Очередное «Событие» для Мемуариста.
Автобиография советского человека (10)
В Москву
На обратном пути я обменял шинель и шлемофон майора на свою фуражку и меня отвезли в наше расположение. Чувствовал я себя неважно. Наверное, меня, все-таки, продуло в самолете. Было уже поздно. Не заходя домой, я решил поужинать и зайти в санчасть попросить чего-нибудь от простуды. Есть совершенно не хотелось. Поковыряв в тарелке, я выпил горячего чаю, чтобы унять озноб и пошел в санчасть. Дежурный врач в первую очередь спросил, есть ли у меня температура?
- По-моему нет,- ответил я.
- Все же давайте померяем. -
Вынув градусник, я протянул его доктору.
- Так что же, нет температуры?
- Ну, может быть есть небольшая… -
- Посмотри сам, - сказал врач и протянул мне градусник.
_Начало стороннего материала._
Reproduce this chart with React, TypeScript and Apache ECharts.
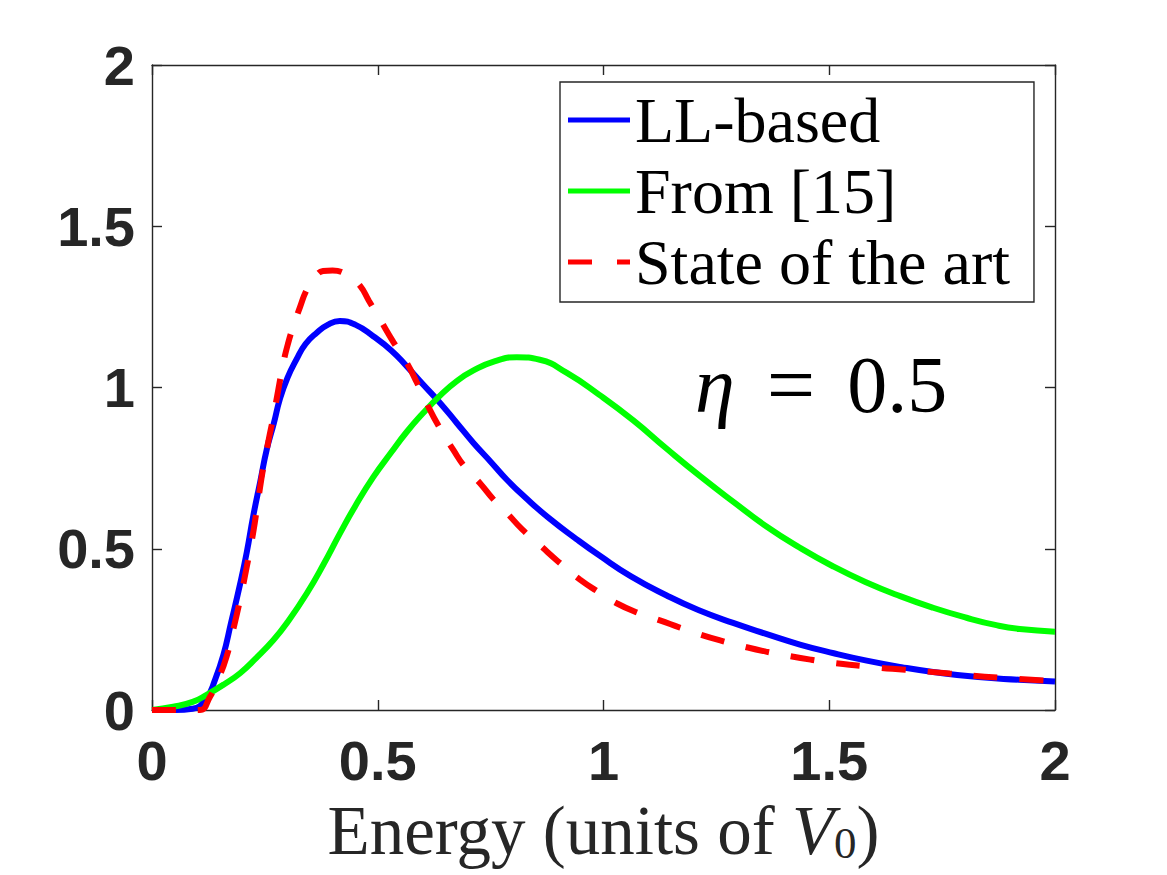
import React, { useEffect, useRef } from "react";
import * as echarts from "echarts";

const xTicks = [0, 0.5, 1, 1.5, 2];
const yTicks = [0, 0.5, 1, 1.5, 2];

const seriesNames = ["LL-based", "From [15]", "State of the art"];

const llX = [0, 0.05, 0.09, 0.12, 0.14, 0.158, 0.175, 0.195, 0.21, 0.224, 0.24, 0.254, 0.27, 0.283, 0.3, 0.32, 0.34, 0.365, 0.39, 0.416, 0.45, 0.49, 0.53, 0.564, 0.6, 0.638, 0.675, 0.712, 0.75, 0.786, 0.83, 0.88, 0.94, 0.992, 1.06, 1.14, 1.21, 1.287, 1.36, 1.435, 1.51, 1.583, 1.66, 1.73, 1.83, 1.92, 2.0];
const llY = [0, 0, 0.004, 0.035, 0.095, 0.17, 0.27, 0.39, 0.49, 0.6, 0.71, 0.807, 0.89, 0.963, 1.03, 1.087, 1.135, 1.17, 1.195, 1.206, 1.195, 1.159, 1.115, 1.066, 1.01, 0.952, 0.89, 0.828, 0.77, 0.714, 0.655, 0.594, 0.53, 0.478, 0.415, 0.355, 0.31, 0.27, 0.236, 0.203, 0.176, 0.153, 0.133, 0.118, 0.102, 0.094, 0.088];

const fromX = [0, 0.047, 0.09, 0.121, 0.16, 0.195, 0.23, 0.269, 0.3, 0.343, 0.38, 0.416, 0.45, 0.49, 0.53, 0.564, 0.6, 0.638, 0.675, 0.712, 0.76, 0.808, 0.859, 0.918, 0.99, 1.066, 1.14, 1.214, 1.29, 1.361, 1.435, 1.509, 1.58, 1.657, 1.73, 1.804, 1.87, 1.922, 2.0];
const fromY = [0, 0.01, 0.025, 0.047, 0.08, 0.114, 0.16, 0.217, 0.272, 0.362, 0.452, 0.547, 0.632, 0.722, 0.799, 0.862, 0.92, 0.975, 1.02, 1.053, 1.082, 1.094, 1.086, 1.046, 0.978, 0.898, 0.81, 0.725, 0.643, 0.569, 0.503, 0.445, 0.397, 0.353, 0.317, 0.286, 0.263, 0.251, 0.243];

const artX = [0, 0.06, 0.106, 0.128, 0.145, 0.165, 0.18, 0.195, 0.21, 0.224, 0.235, 0.247, 0.258, 0.269, 0.28, 0.291, 0.302, 0.313, 0.328, 0.343, 0.36, 0.379, 0.4, 0.424, 0.44, 0.461, 0.48, 0.505, 0.535, 0.564, 0.585, 0.608, 0.635, 0.667, 0.695, 0.726, 0.755, 0.786, 0.82, 0.86, 0.9, 0.948, 0.99, 1.029, 1.075, 1.125, 1.17, 1.214, 1.26, 1.31, 1.36, 1.413, 1.46, 1.509, 1.605, 1.668, 1.767, 1.878, 2.0];
const artY = [0, 0, 0, 0.04, 0.09, 0.165, 0.25, 0.342, 0.445, 0.549, 0.65, 0.756, 0.835, 0.911, 0.995, 1.077, 1.14, 1.19, 1.25, 1.304, 1.34, 1.361, 1.363, 1.356, 1.34, 1.315, 1.27, 1.211, 1.14, 1.077, 1.02, 0.952, 0.88, 0.807, 0.75, 0.704, 0.655, 0.611, 0.56, 0.51, 0.46, 0.404, 0.365, 0.331, 0.302, 0.278, 0.255, 0.234, 0.215, 0.197, 0.181, 0.167, 0.156, 0.146, 0.132, 0.125, 0.113, 0.1, 0.09];

const etaLabel = "{e|η}{q|=}0.5";
const xName = "Energy (units of {i|V}{s|0})";

const zip = (xs: number[], ys: number[]) => xs.map((x, i) => [x, ys[i]]);

const AXIS = "#262626";
const SERIF = "'Liberation Serif', 'Times New Roman', serif";
const SANS = "'Liberation Sans', Arial, Helvetica, sans-serif";
const SOLID_ICON = "path://M0,0H62V5H0Z";
const DASH_ICON = "path://M0,0H24V5H0Z M49,0H62V5H49Z";

export default function App() {
  const ref = useRef<HTMLDivElement>(null);
  useEffect(() => {
    document.body.style.margin = "0";
    if (!ref.current) return;
    const chart = echarts.init(ref.current, null, { renderer: "svg" });
    const commonAxis = {
      type: "value" as const,
      min: xTicks[0],
      max: xTicks[xTicks.length - 1],
      interval: 0.5,
      splitLine: { show: false },
      axisLine: { show: true, onZero: false, lineStyle: { color: AXIS, width: 1.4 } },
      axisTick: { show: true, inside: true, length: 10, lineStyle: { color: AXIS, width: 1.4 } },
    };
    chart.setOption({
      animation: false,
      backgroundColor: "#ffffff",
      grid: { left: 152, right: 112, top: 65, bottom: 165, containLabel: false },
      xAxis: [
        {
          ...commonAxis,
          position: "bottom",
          axisLabel: { show: true, fontSize: 56, fontWeight: "bold", fontFamily: SANS, color: AXIS, margin: 22 },
          name: xName,
          nameLocation: "middle",
          nameGap: 86,
          nameTextStyle: {
            fontSize: 69,
            fontFamily: SERIF,
            color: AXIS,
            rich: {
              i: { fontSize: 69, fontFamily: SERIF, fontStyle: "italic", color: AXIS },
              s: { fontSize: 45, fontFamily: SERIF, color: AXIS, padding: [24, 0, 0, 0] },
            },
          },
        },
        { ...commonAxis, position: "top", axisLabel: { show: false } },
      ],
      yAxis: [
        {
          ...commonAxis,
          min: yTicks[0],
          max: yTicks[yTicks.length - 1],
          position: "left",
          axisLabel: { show: true, fontSize: 56, fontWeight: "bold", fontFamily: SANS, color: AXIS, margin: 17 },
        },
        {
          ...commonAxis,
          min: yTicks[0],
          max: yTicks[yTicks.length - 1],
          position: "right",
          axisLabel: { show: false },
        },
      ],
      legend: {
        orient: "vertical",
        left: 560,
        top: 82,
        padding: [6, 24, 8, 8],
        itemGap: 7,
        itemWidth: 62,
        itemHeight: 5,
        backgroundColor: "#ffffff",
        borderColor: AXIS,
        borderWidth: 1.4,
        borderRadius: 0,
        textStyle: { fontSize: 64, fontFamily: SERIF, color: "#000000" },
        data: [
          { name: seriesNames[0], icon: SOLID_ICON },
          { name: seriesNames[1], icon: SOLID_ICON },
          { name: seriesNames[2], icon: DASH_ICON },
        ],
      },
      graphic: [
        {
          type: "text",
          left: 695,
          top: 342,
          style: {
            text: etaLabel,
            fontSize: 80,
            fontFamily: SERIF,
            fill: "#000000",
            rich: {
              e: { fontSize: 80, fontFamily: SERIF, fontStyle: "italic", fill: "#000000" },
              q: { fontSize: 86, fontFamily: SERIF, fill: "#000000", padding: [0, 32, 0, 32] },
            },
          } as any,
        },
      ],
      series: [
        {
          name: seriesNames[0],
          type: "line",
          data: zip(llX, llY),
          symbol: "none",
          smooth: 0.5,
          lineStyle: { color: "#0000ff", width: 6 },
          itemStyle: { color: "#0000ff" },
          z: 2,
        },
        {
          name: seriesNames[1],
          type: "line",
          data: zip(fromX, fromY),
          symbol: "none",
          smooth: 0.5,
          lineStyle: { color: "#00ff00", width: 6 },
          itemStyle: { color: "#00ff00" },
          z: 3,
        },
        {
          name: seriesNames[2],
          type: "line",
          data: zip(artX, artY),
          symbol: "none",
          smooth: 0.5,
          lineStyle: { color: "#ff0000", width: 6, type: [24, 22] },
          itemStyle: { color: "#ff0000" },
          z: 4,
        },
      ],
    });
    return () => chart.dispose();
  }, []);
  return <div ref={ref} style={{ width: 1167, height: 875 }} />;
}
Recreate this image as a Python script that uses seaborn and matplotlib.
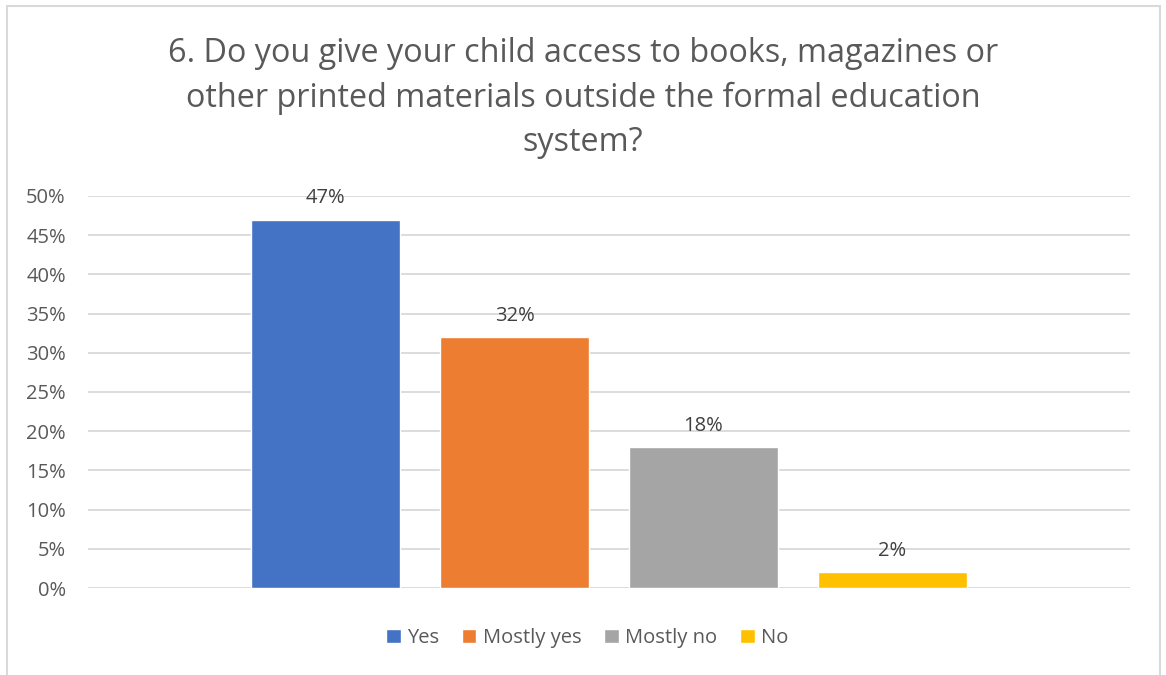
import matplotlib.pyplot as plt
import seaborn as sns
import pandas as pd
from matplotlib.patches import Rectangle
from matplotlib.ticker import PercentFormatter

sns.set_theme(style='white')
plt.rcParams['font.family'] = ['Open Sans', 'DejaVu Sans']

# data
answers = ['Yes', 'Mostly yes', 'Mostly no', 'No']
shares = [47, 32, 18, 2]
colors = ['#4472C4', '#ED7D31', '#A5A5A5', '#FFC000']
title = ('6. Do you give your child access to books, magazines or\n'
         'other printed materials outside the formal education\n'
         'system?')
yticks = [0, 5, 10, 15, 20, 25, 30, 35, 40, 45, 50]

df = pd.DataFrame({'group': ['q'] * len(answers), 'answer': answers, 'share': shares})

text_grey = '#595959'
fig = plt.figure(figsize=(11.66, 6.75), dpi=100)
ax = fig.add_axes([88 / 1166, 1 - 588 / 675, (1130 - 88) / 1166, (588 - 196) / 675])

sns.barplot(data=df, x='group', y='share', hue='answer', hue_order=answers,
            palette=colors, width=0.7255, gap=0.212, saturation=1,
            legend=True, ax=ax, zorder=3)

ax.set_xlim(-0.5, 0.5)
ax.set_ylim(0, 50)
ax.set_yticks(yticks)
ax.yaxis.set_major_formatter(PercentFormatter(decimals=0))
ax.set_xticks([])
ax.set_xlabel('')
ax.set_ylabel('')
ax.grid(axis='y', color='#D9D9D9', linewidth=1.3, zorder=0)
ax.set_axisbelow(True)
for s in ax.spines.values():
    s.set_visible(False)
ax.tick_params(axis='y', labelsize=14.5, labelcolor=text_grey, length=0, pad=16)

for patch, val in zip(ax.patches, shares):
    ax.annotate(f'{val}%', (patch.get_x() + patch.get_width() / 2, patch.get_height()),
                xytext=(0, 8), textcoords='offset points', ha='center', va='bottom',
                fontsize=14.5, color='#404040')

handles, labels = ax.get_legend_handles_labels()
ax.legend(handles, labels, loc='center', bbox_to_anchor=(0.479, (588 - 638) / (588 - 196)),
          ncol=4, frameon=False, fontsize=14.5, labelcolor=text_grey,
          handlelength=0.72, handleheight=0.72, handletextpad=0.3, columnspacing=1.15)

fig.text(0.5, 1 - 98 / 675, title, ha='center', va='center', fontsize=23.3,
         color=text_grey, linespacing=1.45)

# chart frame
fig.patches.append(Rectangle((7 / 1166, -0.05), (1160 - 7) / 1166, 1.05 - 6 / 675,
                             transform=fig.transFigure, fill=False,
                             edgecolor='#D9D9D9', linewidth=1.5))

fig.savefig('out.png', dpi=100)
Наклонившись к настольной лампе (верхний свет в кабинете был выключен), я покрутил градусник. Ртуть зашкаливала за 40… Это было последнее, что я видел в тот вечер…
Прояснение – светло, меня везут куда-то на легковой автомашине. За окном мелькнула голубая стрелка указателя – Лейпциг… Прояснение – я лежу на спине, на койке, под потолком тусклая голая лампочка. Я шарю под подушкой в поисках моего трофейного парабеллума. Надо расстрелять эту надоедливую лампочку… и снова небытие…
Когда я пришел в себя в светлой госпитальной палате, лежавшие там пациенты сказали, что я «отсутствовал» трое суток. И все эти трое суток от меня не отходила «молодая и симпатичная». Сама делала мне несчетное количество уколов, сама ставила капельницы, сама «огромным шприцом» выкачивала из меня какую-то воду.
- Сегодня, что-то ее нет. Наверное, отсыпается, – заключил один из сопалатников.
На утренний обход вместо нее пришел пожилой доктор. Прослушав меня, он хлопнул по спине:
- Молодец, юноша, выкарабкался! Теперь будем выздоравливать. -
После его ухода пришла медсестра с «огромным шприцом». Вонзила огромную иглу мне в бок и откачала жидкость. «Молодая и симпатичная», оказавшаяся военврачом, появилась на следующее утро.
- Почему не покушали? –
На моей тумбочке стоял нетронутый завтрак.
- Не хочется, доктор.-
- Хочется, не хочется, а кушать надо. Иначе не выздороветь.
И приподняв мне голову, она буквально впихнула в меня несколько ложек с детства ненавистной манной каши. Весь следующий месяц, который я провалялся в госпитале, она не оставляла меня своим вниманием. Для поднятия аппетита (ел я очень плохо) прописала мне к обеду, к зависти всей палаты, по стакану сухого красного вина. Разрешила заказывать любые блюда из госпитального меню…
В середине мая меня выписали выздоровевшим, но очень ослабевшим и дали освобождение от службы еще на 10 дней. Когда по их истечению я явился в Управление, меня ждал вызов в Москву для продолжения учебы в ВИИЯКА.
На этот раз на прямом поезде Берлин-Москва, в купейном вагоне, со всеми удобствами мирного времени я снова оказался на том же Белорусском вокзале. Дома меня встретила заплаканная мать – 12 апреля от очередного инфаркта умер отец. 10 апреля отцу исполнилось всего 51 год. Ему так и не удалось осуществить три своих сокровенных мечты: Первую - купить гражданский костюм. Так он и проходил всю жизнь в казенной военной форме. Вторую - купить легковую машину (в 1939 году в СССР выпустили небольшую первую и последнюю партию малолитражек «КИМ» для личного пользования, которую он и жаждал приобрести). И третью - побывать в Индии. А мне так и не удалось уже по-взрослому поговорить с ним и выяснить неясные для меня подробности его судьбы и, в первую очередь, как могло получиться, что он, сын профессиональных революционеров, участник революции и Гражданской войны, награжденный именным оружием с надписью: «Стойкому защитнику пролетарской революции», так и остался беспартийным? Мне осталось только захоронить урну с его прахом, которую мать держала дома до моего приезда, на Новодевичьем кладбище в могилу его матери. Сам вызов в Москву стал следствием этого печального события.
В августе 1946, после отпуска, я снова оказался в «вияке». По итогам проверки знания устного английского меня планировали зачислить сразу на второй курс. Но в письменном диктанте на двух страницах текста я сделал несколько десятков ошибок. Письменной практики в Германии у меня ведь вообще не было. В результате, меня вернули на первый курс, который осенью, после лагерных сборов, все равно, становился вторым.
До следующего крутого поворота в моей судьбе оставалось три с половиной, предсказуемых, как казалось, года учебы, за которую, в отличие от сорок четвертого года, я принялся с большим усердием.